Sunday, May 13, 2012

Mother's Day

Finding peace. It's hard not to see how wonderful life is when you're surrounded by amazing family and friends who love and support you in everything. All this sunshine doesn't hurt either. I'm taking this vacation to let go of my stresses and appreciate all that I have, and just enjoy the simple things in life. I don't need a lot of money, or possessions to feel rich. I've already got everything I'll ever need. My children, my family and my friends.

Wednesday, May 09, 2012

Support

How do you support someone who doesn't want it? My positive outlook, array of ideas and solutions fall on deaf ears. The path is set in his mind, things won't go any other way than how he sees it. Nothing will change that. Nothing else will work but what he's telling himself will. "I'll figure things out" is all I get, it's all I've gotten for 3-4 months. He's waiting for a magical solution to appear. Funny thing is they are all around him, he just has to open his mind to other ways than his way. He basically told me last night that the only way I can support him is to leave with the girls to "do what's best for you and our girls". I thought I was doing what was best. I thought that by standing by my husband in his time of need, and trying to preserve some hope of being a family at the end of this, was doing what's best. I thought trying to help him see the amazing life around him was doing what's best. Leaving feels like a cop out. The easy road. He doesn't have to face us and think about how him not being "here" is hurting us. He doesn't have to solve anything because we are being taken care of. How nice to just be able to toss your family to someone else to take care of and not have any responsibility to anyone but yourself. Meanwhile I get to take care of our family and the burden of caring for us falls on everyone else? That allows him the freedom to not actually work hard towards fixing anything, but rather wallow in his misery and not feel bad about doing it. Us being here puts pressure for him to find a solution.

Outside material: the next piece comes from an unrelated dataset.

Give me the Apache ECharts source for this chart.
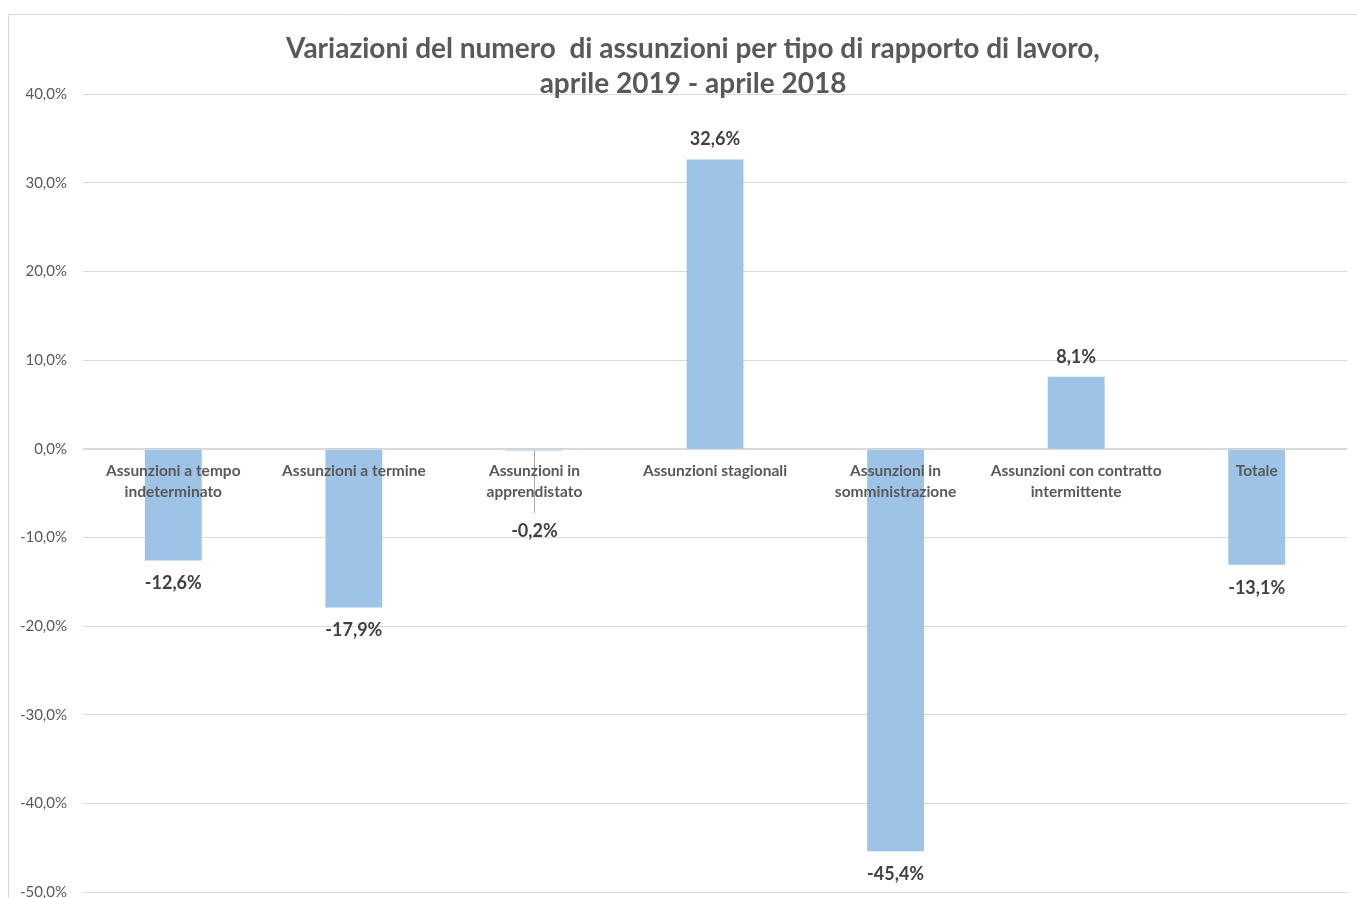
<!DOCTYPE html>
<html>
<head>
<meta charset="utf-8">
<script src="https://cdn.jsdelivr.net/npm/echarts@6/dist/echarts.min.js"></script>
<style>
  html, body { margin: 0; padding: 0; background: #fff; }
  #chart { width: 1357px; height: 898px; }
</style>
</head>
<body>
<div id="chart"></div>
<script>
const categories = [
  "Assunzioni a tempo\nindeterminato",
  "Assunzioni a termine",
  "Assunzioni in\napprendistato",
  "Assunzioni stagionali",
  "Assunzioni in\nsomministrazione",
  "Assunzioni con contratto\nintermittente",
  "Totale"
];
const variazioni = [-12.6, -17.9, -0.2, 32.6, -45.4, 8.1, -13.1];

const font_family = 'Lato';
const text_gray = '#595959';
const grid_gray = '#d9d9d9';

function formatPercent(value) {
  return value.toFixed(1).replace('.', ',') + '%';
}

const barData = variazioni.map(function (v, i) {
  const item = { value: v, label: { distance: v < 0 ? 14 : 11 } };
  if (i === 2) {
    // label moved down below the category name, as in the original
    item.label = { distance: 72 };
  }
  return item;
});

const chart = echarts.init(document.getElementById('chart'));
chart.setOption({
  animation: false,
  title: {
    text: 'Variazioni del numero  di assunzioni per tipo di rapporto di lavoro,\naprile 2019 - aprile 2018',
    left: 688,
    top: 26,
    textAlign: 'center',
    textStyle: {
      fontFamily: font_family,
      fontSize: 28,
      fontWeight: 'bold',
      color: text_gray,
      lineHeight: 35
    }
  },
  graphic: [
    {
      type: 'rect',
      shape: { x: 8.5, y: 14.5, width: 1400, height: 1000 },
      style: { fill: 'none', stroke: grid_gray, lineWidth: 1 },
      silent: true
    },
    {
      // leader line of the moved -0,2% label
      type: 'line',
      shape: { x1: 534.5, y1: 451, x2: 534.5, y2: 513 },
      style: { stroke: '#a6a6a6', lineWidth: 1 },
      silent: true
    }
  ],
  grid: { left: 83, right: 10, top: 94, bottom: 6, outerBoundsMode: 'none', containLabel: false },
  xAxis: {
    type: 'category',
    data: categories,
    // category names sit just under the zero line, over the bars
    offset: -443,
    z: 5,
    axisLine: { onZero: false, lineStyle: { color: grid_gray } },
    axisTick: { show: false },
    axisLabel: {
      interval: 0,
      margin: 11,
      fontFamily: font_family,
      fontSize: 15.5,
      fontWeight: 'bold',
      color: text_gray,
      lineHeight: 21
    }
  },
  yAxis: {
    type: 'value',
    min: -50,
    max: 40,
    interval: 10,
    axisLine: { show: false },
    axisTick: { show: false },
    axisLabel: {
      margin: 16,
      fontFamily: font_family,
      fontSize: 15,
      color: text_gray,
      formatter: formatPercent
    },
    splitLine: { lineStyle: { color: grid_gray, width: 1 } }
  },
  series: [
    {
      type: 'bar',
      data: barData,
      barWidth: '31.5%',
      itemStyle: { color: '#9dc3e6' },
      label: {
        show: true,
        position: 'outside',
        fontFamily: font_family,
        fontSize: 18,
        fontWeight: 'bold',
        color: '#404040',
        formatter: function (p) { return formatPercent(p.value); }
      },
      z: 1
    }
  ]
});
</script>
</body>
</html>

Everyone has offered such great advice and insight, it's the only way I've gotten through this feeling strong and confident in myself. I have tried to be a vessel to communicate the ideas everyone has come up with, since he has refused to respond to anyone but me. I wish he would accept the support system he has all around him. Between my family and his we're surrounded by amazing people with so much life experience and insight to offer. I'm trying to stay strong in my resolve to be here for him and our family, even though he doesn't want me and keeps pushing harder and harder to keep me at arms length. It's not fair. It's not the first time. We were communicating so well, but all that is gone now. I'm on the outside looking in. The door is locked and I'm waiting on the doorstep until he lets me back in. I am thankful our girls are young enough that this won't even be a memory to them. I'm sad this is how we are welcoming our baby girl. I had such high hopes for this pregnancy and birth to be without life shattering stress and decisions like it was with Isabella. I will survive, I find joy in my girls and we will be happy no matter what.

Sunday, May 06, 2012

I Am A Rock

I am the only thing holding my family together right now.

 It's tiring. Some days are good, others are really hard. It's wearing me down, and I'm not sure how much longer I can be the rock for everyone. Isabella and I are at each other on the bad days. My stress is her stress, and that breaks my heart. She shouldn't have to feel or take any of this. It's not fair. The last few days she's been throwing major fits at lunch time. I figured out today that it's because she wants us all to eat together. We don't spend any time as a family anymore and she notices. I just want to cry. I want to scream. I want him to wake up and see what he's missing, how he's hurting his family. My compromise has been to let her eat lunch in the living room in front of the tv where daddy is. At least then we're all together.. She longs for his attention, however she can get it. He's a great dad, but right now he's not a father or a husband. I don't know who or what he is, and neither does he.

The upside: It's brought mom and I closer. We've been through our periods of not getting along, but I feel closer than ever right now. It's nice to be able to confide in her and get advice and a boost of energy to keep moving forward. We have always had a link between us, which has been good and bad at times. It allows us to be in each others' shoes to connect and understand. She has helped me find patience and clarity in an otherwise muddled and confusing time.

I'm so excited for our little girl to be born. Birth is amazing, and children are wonderful. Hard work but wonderful. I feel a little guilty. Part of me is dying for her to come sooner rather than later so that people will visit and I can have a break from this atmosphere. With her birth somehow comes this new freedom. It's strange to say that, considering how children take away a lot of freedoms, but once she's here people will come visit, then summer starts and we will be gone often to visit family so I will have help with the girls now and again and a break from the depressing atmosphere my home has become.

I'm trying to be understanding, supportive and positive. I'm trying to be a good wife and a mom. For better or for worse..turn the other cheek.. however you want to look at it I have stood true and strong by my vows, by what the bible teaches, by my own personal expectations.. I have found strength when I thought I couldn't go on, I have realized my full potential as a person and have learned to love myself no matter what.